Please note: This master’s thesis presentation will take place in DC 2314.
Clara Kim, Master’s candidate
David R. Cheriton School of Computer Science
Supervisor: Professor Christopher Batty
Liquid simulations typically involve solving the fluid equations over the simulated liquid domain via some volumetric discretization of the domain. Consequently, the majority of schemes which aim to simulate the interaction between liquids and freely moving solids are built assuming a volumetrically discretized liquid model. However, storing and manipulating a surface mesh rather than a volumetric discretization, on top of allowing us to avoid storing interior volume data, has the potential to reduce the number of unknowns in the systems necessary to resolve fluid flow. Motivated by this potential, we present a method for simulating the two-way coupled interactions between solid rigid bodies and an inviscid liquid, where the liquid domain is represented and simulated entirely by its surface. Our work builds off of the surface-only liquids method first proposed by Da et al. [2016]. We are concerned with the 2D version of the solid-liquid coupling problem. As such, the liquid surface is represented as a series of point vertices connected by line segment edges, with the velocity data stored at the vertices.

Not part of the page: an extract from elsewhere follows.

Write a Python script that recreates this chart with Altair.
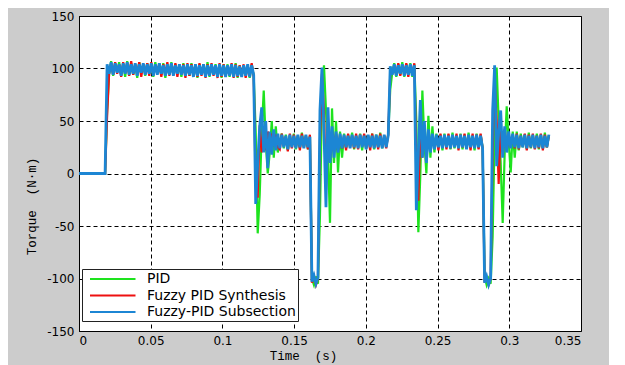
import altair as alt
import pandas as pd

# ---------------- data ----------------
SAMPLE_PERIOD = 0.0014  # seconds between plotted samples

SERIES = ["PID", "Fuzzy PID Synthesis", "Fuzzy-PID Subsection"]
COLORS = ["#1ee31e", "#ee1010", "#1c86d4"]
WIDTHS = [2.2, 2.2, 2.8]

PID_TORQUE = [
    0, 0, 0, 0, 0, 0, 0, 0, 0, 0, 0, 0, 0, 0,
    60, 95, 107, 93, 105, 97, 106, 94, 104, 92, 107, 95, 105, 94, 104, 91, 106, 96, 104, 93,
    105, 96, 104, 92, 106, 95, 104, 94, 105, 91, 103, 95, 106, 94, 104, 96, 103, 92, 105, 94,
    103, 93, 105, 94, 103, 91, 104, 95, 103, 93, 106, 92, 103, 95, 104, 93, 103, 91, 104, 94,
    104, 92, 103, 94, 105, 91, 103, 93, 102, 94, 103, 91, 104, 93,
    40, -57, -20, 40, 79, 30, 0, 20, 50, 15, 45, 20,
    30, 38, 24, 37, 22, 36, 26, 38, 23, 36, 24, 39, 25, 36, 23, 36,
    -100, -106, -98, -105,
    -40, 70, 103, 60, 20, -47, 62, 10, 50, 1, 40, 15,
    38, 24, 37, 26, 39, 23, 36, 25, 38, 22, 37, 24, 36, 26, 38, 23, 37, 25, 39, 24, 36, 26, 37,
    80, 96, 105, 92, 104, 94, 106, 92, 104, 95, 105, 92, 104,
    50, -56, 0, 79, 30, 0, 55, 15, 45, 20,
    38, 24, 37, 22, 38, 26, 37, 23, 39, 24, 36, 25, 38, 23, 37, 24, 39, 26, 36, 22, 38, 24, 37, 25,
    -98, -106, -100, -105,
    -60, 40, 101, 50, 10, -47, 20, 64, 30, 1, 40, 15,
    40, 22, 38, 25, 37, 23, 39, 24, 36, 26, 38, 23, 37, 24, 39, 25, 36,
]

SYNTH_TORQUE = [
    0, 0, 0, 0, 0, 0, 0, 0, 0, 0, 0, 0, 0, 0,
    55, 96, 105, 94, 106, 95, 104, 92, 106, 96, 105, 93, 107, 94, 104, 95, 106, 92, 104, 95,
    105, 93, 106, 94, 103, 96, 105, 92, 104, 95, 106, 93, 104, 94, 105, 92, 104, 95, 104, 91,
    105, 93, 104, 95, 103, 92, 105, 93, 104, 91, 104, 94, 105, 93, 102, 91, 105, 92, 104, 93,
    102, 94, 105, 91, 104, 92, 103, 94, 104, 91, 103, 93, 105, 92,
    -10, -23, 46, 20, 45, 22, 40, 24, 38, 26, 37, 25,
    23, 38, 26, 35, 21, 38, 24, 37, 25, 36, 22, 38, 25, 36, 23, 37,
    -104, -98, -106, -100,
    30, 95, 60, -16, 45, 15, 40, 20, 38, 22, 37, 24,
    36, 22, 38, 25, 36, 24, 38, 23, 37, 26, 38, 24, 36, 22, 38, 25, 36, 23, 38, 25, 36, 24, 38,
    95, 95, 103, 94, 105, 93, 103, 96, 105, 92, 103, 95, 105,
    10, -26, 45, 15, 42, 20, 38, 23, 37, 25,
    36, 22, 38, 25, 36, 23, 38, 24, 36, 26, 38, 22, 37, 25, 38, 24, 36, 22, 38, 25, 37, 23, 38, 24,
    -104, -99, -106, -100,
    20, 90, 50, -10, 45, 20, 42, 22, 38, 25, 37, 24,
    38, 23, 36, 26, 38, 22, 37, 25, 38, 23, 36, 24, 38, 22, 37, 25, 36,
]

SUBSEC_TORQUE = [
    0, 0, 0, 0, 0, 0, 0, 0, 0, 0, 0, 0, 0, 0,
    104, 95, 106, 94, 105, 96, 104, 93, 105, 95, 106, 94, 104, 95, 105, 93, 104, 96, 105, 94,
    104, 95, 105, 93, 104, 94, 105, 95, 103, 93, 104, 94, 105, 93, 103, 95, 104, 94, 103, 93,
    104, 94, 103, 92, 104, 93, 103, 94, 104, 92, 103, 93, 104, 94, 103, 92, 104, 93, 103, 92,
    103, 93, 104, 92, 103, 93, 102, 92, 103, 93, 104, 92, 103, 94,
    -29, 10, 45, 63, 20, 50, 5, 40, 18, 42, 22, 38,
    24, 37, 25, 36, 23, 37, 25, 36, 24, 37, 25, 36, 24, 37, 25, 35,
    -103, -97, -105, -99,
    60, 101, 40, -32, 63, 10, 45, 15, 40, 20, 38, 24,
    37, 25, 36, 24, 37, 25, 36, 24, 37, 25, 36, 23, 37, 25, 36, 24, 37, 25, 36, 24, 37, 25, 36,
    102, 94, 104, 93, 103, 95, 104, 93, 103, 94, 104, 93, 103,
    -35, 20, 70, 15, 50, 10, 42, 20, 38, 23,
    37, 25, 36, 24, 37, 25, 36, 24, 37, 25, 36, 24, 37, 25, 36, 23, 37, 25, 36, 24, 37, 25, 36, 24,
    -104, -98, -106, -100,
    60, 103, 7, 40, 60, 15, 45, 20, 40, 24, 38, 25,
    37, 24, 36, 25, 37, 24, 36, 25, 37, 24, 36, 25, 37, 24, 36, 25, 37,
]

X_TICKS = [0, 0.05, 0.1, 0.15, 0.2, 0.25, 0.3, 0.35]
Y_TICKS = [-150, -100, -50, 0, 50, 100, 150]

# ---------------- table ----------------
rows = []
for name, vals in zip(SERIES, [PID_TORQUE, SYNTH_TORQUE, SUBSEC_TORQUE]):
    for i, v in enumerate(vals):
        rows.append({"series": name, "time": round(i * SAMPLE_PERIOD, 6),
                     "torque": v, "idx": i})
df = pd.DataFrame(rows)

# ---------------- encodings ----------------
x_enc = alt.X(
    "time:Q",
    scale=alt.Scale(domain=[0, 0.35], nice=False, zero=False),
    axis=alt.Axis(
        values=X_TICKS, labelExpr="'' + datum.value",
        title="Time \u00a0(s)", titleFont="Liberation Mono", titleFontSize=12.5,
        titleFontWeight="normal", titleColor="black",
        titleX=224, titleY=28, titleBaseline="alphabetic", titleAlign="center",
        labelFont="DejaVu Sans", labelFontSize=12, labelColor="black",
        labelPadding=4, ticks=False, grid=True,
        gridColor="black", gridDash=[4, 3], gridWidth=1, gridOpacity=1,
        domainColor="black",
    ),
)
y_enc = alt.Y(
    "torque:Q",
    scale=alt.Scale(domain=[-150, 150], nice=False, zero=False),
    axis=alt.Axis(
        values=Y_TICKS, labelExpr="'' + datum.value",
        title="Torque \u00a0(N\u00b7m)", titleFont="Liberation Mono", titleFontSize=12.5,
        titleFontWeight="normal", titleColor="black",
        titleX=-44, titleY=190, titleAngle=270, titleBaseline="alphabetic",
        titleAlign="center",
        labelFont="DejaVu Sans", labelFontSize=12, labelColor="black",
        labelPadding=5, ticks=False, grid=True,
        gridColor="black", gridDash=[4, 3], gridWidth=1, gridOpacity=1,
        domainColor="black",
    ),
)
color_enc = alt.Color(
    "series:N",
    scale=alt.Scale(domain=SERIES, range=COLORS),
    legend=alt.Legend(
        title=None, orient="none", legendX=3, legendY=253,
        fillColor="white", strokeColor="#222222", padding=2,
        symbolType="M-1,0H5.5", symbolSize=196, symbolStrokeWidth=2,
        symbolOffset=5, labelOffset=42, rowPadding=1.5,
        labelFont="DejaVu Sans", labelFontSize=14, labelColor="black",
        labelLimit=400,
    ),
)

base = alt.Chart(df)
layers = []
for name, w in zip(SERIES, WIDTHS):
    layers.append(
        base.transform_filter(alt.datum.series == name)
        .mark_line(strokeWidth=w, interpolate="linear", strokeJoin="miter")
        .encode(x=x_enc, y=y_enc, color=color_enc, order="idx:Q")
    )

chart = (
    alt.layer(*layers)
    .properties(
        width=502, height=315,
        autosize=alt.AutoSizeParams(type="none"),
        padding={"left": 71, "top": 8, "right": 28, "bottom": 40},
        background="#cccccc",
    )
    .configure_view(fill="white", stroke="black", strokeWidth=1)
)

chart.save("out.html", embed_options={"renderer": "svg", "actions": False})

The surface-only liquid simulation method integrates outside forces, such as forces caused by scripted solids in contact with the liquid, by performing a boundary element method (BEM) solve for fluid pressures using surface tension and solid velocities to set boundary conditions. We perform liquid-solid coupling in a single unified solve by modifying this force integration step to account for solids with dynamic velocities by modeling the momentum exchange that occurs at the liquid-solid interface. We show several examples demonstrating our method's ability to handle liquid-rigid body dynamics, as well as validate our method against analytical solutions derived using the fluid mechanics concept of added mass. We also demonstrate our method's ability to support multiple solid rigid bodies interacting with each other through the liquid domain without need for direct contact between the solids. We hope that our work encourages further investigations into the surface-only liquids framework in the future, allowing for the simulation of an even wider range of interesting liquid phenomena using only a surface discretization of the simulated domain.